Teman yang Sombong

Berbuat baik tidak harus memberikan materi, namun juga memberi kesempatan orang lain berbahagia.

Suatu hari seorang kawan lama yang kebetulan pulang ke Jogja, mengajak saya dan beberapa kawan bertemu. Saya malas sekali bertemu karena kawan saya ini terkenal sombong dan selalu pamer. Namun kawan saya ini terus membujuk saya untuk ikut sekadar ngumpul dan ngopi-ngopi.

Tiba-tiba saya diingatkan oleh diri saya sendiri, bahwa membuat orang bahagia adalah sebuah kebaikan. Mungkin peran saya sangat rendah dalam pertemuan itu. Namun mungkin kawan-kawan akan bahagia ketika kita berkumpul bernostalgia lengkap tanpa satupun kawan lama yang absen.
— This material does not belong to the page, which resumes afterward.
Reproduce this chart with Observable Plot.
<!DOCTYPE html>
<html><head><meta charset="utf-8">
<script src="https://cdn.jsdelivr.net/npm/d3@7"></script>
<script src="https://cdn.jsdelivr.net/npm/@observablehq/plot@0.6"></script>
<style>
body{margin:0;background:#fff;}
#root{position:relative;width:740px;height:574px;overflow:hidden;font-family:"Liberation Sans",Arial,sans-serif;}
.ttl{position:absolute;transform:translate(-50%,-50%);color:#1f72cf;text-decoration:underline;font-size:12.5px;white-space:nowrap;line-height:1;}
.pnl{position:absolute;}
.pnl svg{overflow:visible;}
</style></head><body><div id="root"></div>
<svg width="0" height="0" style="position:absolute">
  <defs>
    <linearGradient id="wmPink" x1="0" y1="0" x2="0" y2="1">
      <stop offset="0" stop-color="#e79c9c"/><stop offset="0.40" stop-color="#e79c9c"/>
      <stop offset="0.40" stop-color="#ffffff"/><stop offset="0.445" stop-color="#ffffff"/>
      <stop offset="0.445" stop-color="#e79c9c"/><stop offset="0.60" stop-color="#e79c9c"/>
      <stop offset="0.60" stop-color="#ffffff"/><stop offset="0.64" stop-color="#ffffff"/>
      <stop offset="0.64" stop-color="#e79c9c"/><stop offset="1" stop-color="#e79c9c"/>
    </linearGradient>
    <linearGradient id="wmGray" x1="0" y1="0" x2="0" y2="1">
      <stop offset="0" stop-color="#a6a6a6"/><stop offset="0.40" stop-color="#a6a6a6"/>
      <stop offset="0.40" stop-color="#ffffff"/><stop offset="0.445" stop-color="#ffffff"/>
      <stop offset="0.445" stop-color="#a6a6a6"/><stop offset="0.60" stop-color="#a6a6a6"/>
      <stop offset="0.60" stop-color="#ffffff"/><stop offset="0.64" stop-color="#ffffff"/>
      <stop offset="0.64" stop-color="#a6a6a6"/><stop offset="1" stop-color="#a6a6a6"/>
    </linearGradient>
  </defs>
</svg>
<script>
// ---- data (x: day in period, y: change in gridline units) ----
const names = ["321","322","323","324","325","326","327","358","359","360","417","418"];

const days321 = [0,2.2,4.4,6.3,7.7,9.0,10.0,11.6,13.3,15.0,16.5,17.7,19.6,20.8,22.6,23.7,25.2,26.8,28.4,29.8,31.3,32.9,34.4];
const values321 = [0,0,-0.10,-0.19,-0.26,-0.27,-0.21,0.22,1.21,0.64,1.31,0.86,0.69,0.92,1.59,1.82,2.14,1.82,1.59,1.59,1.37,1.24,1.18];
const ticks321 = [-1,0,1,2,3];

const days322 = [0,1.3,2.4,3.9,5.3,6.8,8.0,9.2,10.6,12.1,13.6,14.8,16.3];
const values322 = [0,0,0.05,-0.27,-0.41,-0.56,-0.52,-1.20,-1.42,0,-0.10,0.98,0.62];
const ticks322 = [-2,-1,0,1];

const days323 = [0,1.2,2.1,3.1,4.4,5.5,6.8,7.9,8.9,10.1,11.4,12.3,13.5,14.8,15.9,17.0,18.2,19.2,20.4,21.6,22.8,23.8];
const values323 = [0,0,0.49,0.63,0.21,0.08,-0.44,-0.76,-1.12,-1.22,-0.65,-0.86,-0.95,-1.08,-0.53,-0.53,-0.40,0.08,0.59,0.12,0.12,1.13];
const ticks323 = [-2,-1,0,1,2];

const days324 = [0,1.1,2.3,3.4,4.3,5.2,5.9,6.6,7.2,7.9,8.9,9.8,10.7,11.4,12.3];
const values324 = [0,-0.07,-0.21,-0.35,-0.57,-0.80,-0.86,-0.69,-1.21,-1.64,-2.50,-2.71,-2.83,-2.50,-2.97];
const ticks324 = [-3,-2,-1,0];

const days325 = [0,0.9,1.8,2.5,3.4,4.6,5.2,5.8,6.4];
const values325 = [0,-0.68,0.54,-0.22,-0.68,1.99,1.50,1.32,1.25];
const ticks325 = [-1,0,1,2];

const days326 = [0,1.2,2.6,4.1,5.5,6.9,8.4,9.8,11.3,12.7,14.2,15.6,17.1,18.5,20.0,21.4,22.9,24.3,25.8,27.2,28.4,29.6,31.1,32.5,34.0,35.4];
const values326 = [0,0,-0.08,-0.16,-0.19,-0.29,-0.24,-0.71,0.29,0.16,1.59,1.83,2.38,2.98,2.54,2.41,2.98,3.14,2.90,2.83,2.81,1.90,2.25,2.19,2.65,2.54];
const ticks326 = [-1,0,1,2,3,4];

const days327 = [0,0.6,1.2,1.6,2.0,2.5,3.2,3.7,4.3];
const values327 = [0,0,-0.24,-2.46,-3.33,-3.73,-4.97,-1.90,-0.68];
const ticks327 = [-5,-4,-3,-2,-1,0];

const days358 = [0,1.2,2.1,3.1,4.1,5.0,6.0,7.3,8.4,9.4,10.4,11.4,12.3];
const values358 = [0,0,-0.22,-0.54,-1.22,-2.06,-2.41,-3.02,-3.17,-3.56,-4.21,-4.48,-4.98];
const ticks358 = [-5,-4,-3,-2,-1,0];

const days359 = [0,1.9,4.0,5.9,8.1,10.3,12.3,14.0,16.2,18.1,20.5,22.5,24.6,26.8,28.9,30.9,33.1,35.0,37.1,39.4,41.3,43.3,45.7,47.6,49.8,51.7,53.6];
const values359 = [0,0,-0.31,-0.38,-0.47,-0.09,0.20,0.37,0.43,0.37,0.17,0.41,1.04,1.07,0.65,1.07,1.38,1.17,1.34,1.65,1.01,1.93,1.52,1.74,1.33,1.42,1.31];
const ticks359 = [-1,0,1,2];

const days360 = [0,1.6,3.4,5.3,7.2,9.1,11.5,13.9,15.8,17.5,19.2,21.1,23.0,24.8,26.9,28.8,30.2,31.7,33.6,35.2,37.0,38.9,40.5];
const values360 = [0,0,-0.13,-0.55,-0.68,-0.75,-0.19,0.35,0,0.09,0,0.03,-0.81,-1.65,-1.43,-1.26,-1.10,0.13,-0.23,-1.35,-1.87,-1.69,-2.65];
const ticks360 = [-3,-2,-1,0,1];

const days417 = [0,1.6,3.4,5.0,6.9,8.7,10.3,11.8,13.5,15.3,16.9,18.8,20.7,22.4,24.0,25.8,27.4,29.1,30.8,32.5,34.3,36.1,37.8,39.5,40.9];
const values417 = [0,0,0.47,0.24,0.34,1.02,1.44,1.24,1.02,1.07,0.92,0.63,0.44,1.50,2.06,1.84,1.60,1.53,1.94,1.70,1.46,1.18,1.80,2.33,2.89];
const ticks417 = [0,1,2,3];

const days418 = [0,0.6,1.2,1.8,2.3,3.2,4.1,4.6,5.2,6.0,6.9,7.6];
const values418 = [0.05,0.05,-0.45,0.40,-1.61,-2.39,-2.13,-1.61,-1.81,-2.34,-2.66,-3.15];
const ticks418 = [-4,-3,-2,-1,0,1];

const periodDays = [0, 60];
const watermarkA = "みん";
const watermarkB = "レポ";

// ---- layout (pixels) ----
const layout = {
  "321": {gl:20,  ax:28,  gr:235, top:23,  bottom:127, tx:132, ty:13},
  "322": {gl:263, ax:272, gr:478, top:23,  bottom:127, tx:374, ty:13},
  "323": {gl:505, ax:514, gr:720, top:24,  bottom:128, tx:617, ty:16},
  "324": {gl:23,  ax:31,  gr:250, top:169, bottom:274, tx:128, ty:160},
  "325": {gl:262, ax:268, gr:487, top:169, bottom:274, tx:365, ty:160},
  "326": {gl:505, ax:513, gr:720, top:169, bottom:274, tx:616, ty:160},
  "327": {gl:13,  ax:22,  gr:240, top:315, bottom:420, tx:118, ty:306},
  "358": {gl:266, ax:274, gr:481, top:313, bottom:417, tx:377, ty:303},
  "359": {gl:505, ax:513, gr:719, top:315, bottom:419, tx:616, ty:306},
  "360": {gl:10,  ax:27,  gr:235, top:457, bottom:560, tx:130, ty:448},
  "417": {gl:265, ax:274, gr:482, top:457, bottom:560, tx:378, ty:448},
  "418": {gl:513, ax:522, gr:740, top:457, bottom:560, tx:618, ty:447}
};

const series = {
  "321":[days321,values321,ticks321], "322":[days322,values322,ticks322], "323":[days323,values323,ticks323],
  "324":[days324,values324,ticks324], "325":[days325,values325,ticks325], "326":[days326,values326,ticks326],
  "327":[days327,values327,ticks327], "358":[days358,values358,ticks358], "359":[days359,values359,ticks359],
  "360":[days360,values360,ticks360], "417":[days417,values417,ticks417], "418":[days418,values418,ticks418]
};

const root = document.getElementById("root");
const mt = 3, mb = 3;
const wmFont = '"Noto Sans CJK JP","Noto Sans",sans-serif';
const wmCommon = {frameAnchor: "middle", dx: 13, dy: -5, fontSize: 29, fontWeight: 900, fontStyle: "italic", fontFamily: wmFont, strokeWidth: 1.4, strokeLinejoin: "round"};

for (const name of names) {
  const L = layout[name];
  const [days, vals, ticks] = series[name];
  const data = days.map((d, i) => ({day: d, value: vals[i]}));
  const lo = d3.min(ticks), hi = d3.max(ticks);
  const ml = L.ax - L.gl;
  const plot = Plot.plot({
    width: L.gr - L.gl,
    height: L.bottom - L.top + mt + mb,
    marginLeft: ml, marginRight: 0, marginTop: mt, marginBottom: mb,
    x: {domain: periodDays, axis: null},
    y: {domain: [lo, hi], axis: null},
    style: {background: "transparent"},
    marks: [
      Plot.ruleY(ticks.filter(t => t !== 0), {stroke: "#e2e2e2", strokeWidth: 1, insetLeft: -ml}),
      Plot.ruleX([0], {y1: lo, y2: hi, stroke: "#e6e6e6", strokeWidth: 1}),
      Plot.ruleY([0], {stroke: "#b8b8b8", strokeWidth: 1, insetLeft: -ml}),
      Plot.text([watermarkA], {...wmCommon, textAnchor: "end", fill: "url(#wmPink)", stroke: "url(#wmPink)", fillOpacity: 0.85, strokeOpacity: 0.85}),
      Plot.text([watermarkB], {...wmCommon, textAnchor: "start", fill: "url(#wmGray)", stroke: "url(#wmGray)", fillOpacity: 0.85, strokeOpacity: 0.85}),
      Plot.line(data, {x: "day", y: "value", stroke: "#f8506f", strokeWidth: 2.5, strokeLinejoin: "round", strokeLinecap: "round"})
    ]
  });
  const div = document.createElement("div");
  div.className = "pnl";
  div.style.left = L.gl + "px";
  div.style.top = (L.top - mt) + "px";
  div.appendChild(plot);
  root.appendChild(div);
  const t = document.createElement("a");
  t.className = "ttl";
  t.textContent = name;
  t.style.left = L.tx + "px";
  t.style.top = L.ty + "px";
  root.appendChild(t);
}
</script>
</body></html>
Akhirnya saya putuskan untuk datang. Pertimbangan saya adalah saya ingin memberikan kesempatan kapada kawan-kawan saya berbahagia. Yah walaupun nantinya kami harus menjadi pendengar yang baik atas semua hal yang dipamerkan kawan saya. Mungkin kebahagiaan teman saya ada di situ. Ketika saya memberi dia ruang untuk berbahagia, maka di situlah kebaikan sedang saya lakukan. Saya pikir saya juga tidak perlu malas untuk mendengarkan kawan saya pamer. Bukankah itu semua adalah urusan pribadi dia. Lagian saya juga salah jika jengkel, karena kejengkelan saya adalah bentuk ego saya yang mendominasi rasionalitas saya. Bukankah saya juga harusnya berbahagia dengan kesuksesan dia, dan cukup hanya mengamati apapun yang terjadi?Bisa jadi alam sedang akan memberikan saya pelajaran untuk menghadapi ego, iri hati, buruk sangka, dan mungkin juga belajar megnamati bagaimana sih wujudnya sombong?
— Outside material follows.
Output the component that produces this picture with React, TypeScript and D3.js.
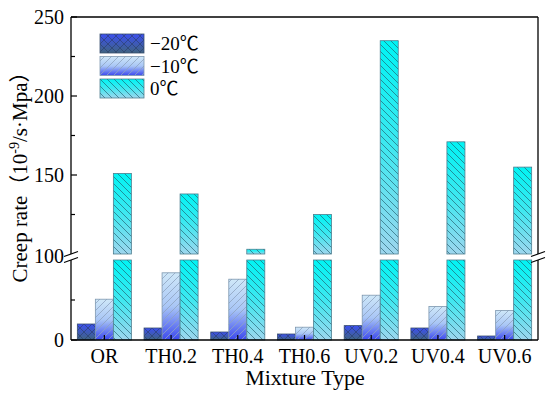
import React from "react";
import * as d3 from "d3";

const categories = ["OR", "TH0.2", "TH0.4", "TH0.6", "UV0.2", "UV0.4", "UV0.6"];
const seriesNames = ["−20℃", "−10℃", "0℃"];
const valuesM20 = [20, 15, 10, 7.5, 18, 15, 5];
const valuesM10 = [51, 84, 76, 16, 56, 42, 37];
const values0 = [151, 138, 103, 125, 235, 171, 155];
const lowTicks = [0, 100];
const lowMinor = [50];
const highTicks = [150, 200, 250];
const highMinor = [125, 175, 225];

const W = 550, H = 396;
const left = 71, right = 538, top = 17, bottom = 340;
const lowTop = 260, highBottom = 254;
const breakVal = 100;

export default function App() {
  const x = d3.scaleBand<string>().domain(categories).range([left, right]).paddingInner(0.19).paddingOuter(0.095);
  const xs = d3.scaleBand<number>().domain([0, 1, 2]).range([0, x.bandwidth()]).padding(0);
  const yLow = d3.scaleLinear().domain([0, breakVal]).range([bottom, lowTop]);
  const yHigh = d3.scaleLinear().domain([breakVal, 250]).range([highBottom, top]);
  const series = [valuesM20, valuesM10, values0];
  const grads = ["gM20", "gM10", "g0"];
  const hatches = ["hM20", "hM10", "h0"];
  const strokes = ["#3a5070", "#7f98b0", "#4f7f90"];

  const segs = (v: number) => {
    const out: { y0: number; y1: number }[] = [];
    if (v <= breakVal) out.push({ y0: yLow(v), y1: yLow(0) });
    else {
      out.push({ y0: yLow(breakVal), y1: yLow(0) });
      out.push({ y0: yHigh(v), y1: yHigh(breakVal) });
    }
    return out;
  };

  const font = '"Liberation Serif", "Times New Roman", "Noto Sans CJK SC", serif';
  const brk = (cx: number) => (
    <g>
      <line x1={cx - 7} y1={highBottom + 2.5} x2={cx + 7} y2={highBottom - 2.5} stroke="#000" strokeWidth={1.2} />
      <line x1={cx - 7} y1={lowTop + 2.5} x2={cx + 7} y2={lowTop - 2.5} stroke="#000" strokeWidth={1.2} />
    </g>
  );

  return (
    <svg width={W} height={H} style={{ position: "absolute", left: 0, top: 0, background: "#fff", fontFamily: font }}>
      <defs>
        <linearGradient id="gM20" x1="0" y1="0" x2="0" y2="1">
          <stop offset="0" stopColor="#3c4ff0" />
          <stop offset="1" stopColor="#3f6480" />
        </linearGradient>
        <linearGradient id="gM10" x1="0" y1="0" x2="0" y2="1">
          <stop offset="0" stopColor="#cfe8f8" />
          <stop offset="0.5" stopColor="#a9c6f6" />
          <stop offset="1" stopColor="#3b48ee" />
        </linearGradient>
        <linearGradient id="g0" x1="0" y1="0" x2="0" y2="1">
          <stop offset="0" stopColor="#00f4f4" />
          <stop offset="0.5" stopColor="#3fe8f0" />
          <stop offset="1" stopColor="#9ed6ee" />
        </linearGradient>
        <pattern id="hM20" patternUnits="userSpaceOnUse" width={8} height={8}>
          <path d="M0,0L8,8M-1,7L1,9M7,-1L9,1M0,8L8,0M-1,1L1,-1M7,9L9,7" stroke="#283a60" strokeWidth={0.8} strokeOpacity={0.7} />
        </pattern>
        <pattern id="hM10" patternUnits="userSpaceOnUse" width={7} height={7}>
          <path d="M0,7L7,0M-1,1L1,-1M6,8L8,6" stroke="#8ea3c0" strokeWidth={0.8} />
        </pattern>
        <pattern id="h0" patternUnits="userSpaceOnUse" width={7} height={7}>
          <path d="M0,0L7,7M-1,6L1,8M6,-1L8,1" stroke="#1f5a6a" strokeWidth={0.8} strokeOpacity={0.8} />
        </pattern>
      </defs>

      {categories.map((c, i) =>
        series.map((vals, s) =>
          segs(vals[i]).map((sg, k) => (
            <g key={`${c}-${s}-${k}`}>
              <rect x={(x(c) ?? 0) + (xs(s) ?? 0)} y={sg.y0} width={xs.bandwidth()} height={sg.y1 - sg.y0} fill={`url(#${grads[s]})`} />
              <rect x={(x(c) ?? 0) + (xs(s) ?? 0)} y={sg.y0} width={xs.bandwidth()} height={sg.y1 - sg.y0} fill={`url(#${hatches[s]})`} stroke={strokes[s]} strokeWidth={0.8} />
            </g>
          ))
        )
      )}

      {/* frame */}
      <line x1={left} y1={bottom} x2={right} y2={bottom} stroke="#000" strokeWidth={1.3} />
      <line x1={left} y1={top} x2={right} y2={top} stroke="#000" strokeWidth={1.3} />
      <line x1={left} y1={bottom} x2={left} y2={lowTop} stroke="#000" strokeWidth={1.3} />
      <line x1={left} y1={highBottom} x2={left} y2={top} stroke="#000" strokeWidth={1.3} />
      <line x1={right} y1={bottom} x2={right} y2={lowTop} stroke="#000" strokeWidth={1.3} />
      <line x1={right} y1={highBottom} x2={right} y2={top} stroke="#000" strokeWidth={1.3} />
      {brk(left)}
      {brk(right)}

      {/* y ticks */}
      {lowTicks.map((t) => (
        <g key={`lt${t}`}>
          {t !== breakVal && <line x1={left} x2={left + 6} y1={yLow(t)} y2={yLow(t)} stroke="#000" strokeWidth={1.2} />}
          <text x={64} y={t === breakVal ? highBottom + 2 : yLow(t)} dy="0.35em" textAnchor="end" fontSize={20} fontFamily={font}>{t}</text>
        </g>
      ))}
      {lowMinor.map((t) => (
        <line key={`lm${t}`} x1={left} x2={left + 4} y1={yLow(t)} y2={yLow(t)} stroke="#000" strokeWidth={1.2} />
      ))}
      {highTicks.map((t) => (
        <g key={`ht${t}`}>
          <line x1={left} x2={left + 6} y1={yHigh(t)} y2={yHigh(t)} stroke="#000" strokeWidth={1.2} />
          <text x={64} y={yHigh(t)} dy="0.35em" textAnchor="end" fontSize={20} fontFamily={font}>{t}</text>
        </g>
      ))}
      {highMinor.map((t) => (
        <line key={`hm${t}`} x1={left} x2={left + 4} y1={yHigh(t)} y2={yHigh(t)} stroke="#000" strokeWidth={1.2} />
      ))}

      {/* x ticks */}
      {categories.map((c) => {
        const cx = (x(c) ?? 0) + x.bandwidth() / 2;
        return (
          <g key={`xt${c}`}>
            <line x1={cx} x2={cx} y1={bottom} y2={bottom - 5} stroke="#000" strokeWidth={1.2} />
            <text x={cx} y={363} textAnchor="middle" fontSize={20} fontFamily={font}>{c}</text>
          </g>
        );
      })}

      <text x={305} y={385} textAnchor="middle" fontSize={22} fontFamily={font}>Mixture Type</text>
      <text transform="translate(27,172) rotate(-90)" textAnchor="middle" fontSize={21} fontFamily={font}>
        Creep rate（10<tspan dy={-8} fontSize={14}>-9</tspan><tspan dy={8}>/s·Mpa）</tspan>
      </text>

      {/* legend */}
      {seriesNames.map((n, s) => {
        const ly = 34 + s * 22.5;
        return (
          <g key={`lg${s}`}>
            <rect x={100} y={ly} width={44} height={19} fill={`url(#${grads[s]})`} />
            <rect x={100} y={ly} width={44} height={19} fill={`url(#${hatches[s]})`} stroke={strokes[s]} strokeWidth={0.8} />
            <text x={150} y={ly + 9.5} dy="0.35em" fontSize={19} fontFamily={font}>{n}</text>
          </g>
        );
      })}
    </svg>
  );
}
Akhirnya saya datang, dan benar. Kami menjadi pendengar pasif saat kawan saya pamer segala kesuksesannya. Namun yang membedakan adalah saya justru sangat bahagia saat melihat kawan saya sombong, karena saya pikir baru itu yang yang diketahuinya dari kehidupan. Akhirnya kami semua tertawa-tawa bergembira semua bersama-sama.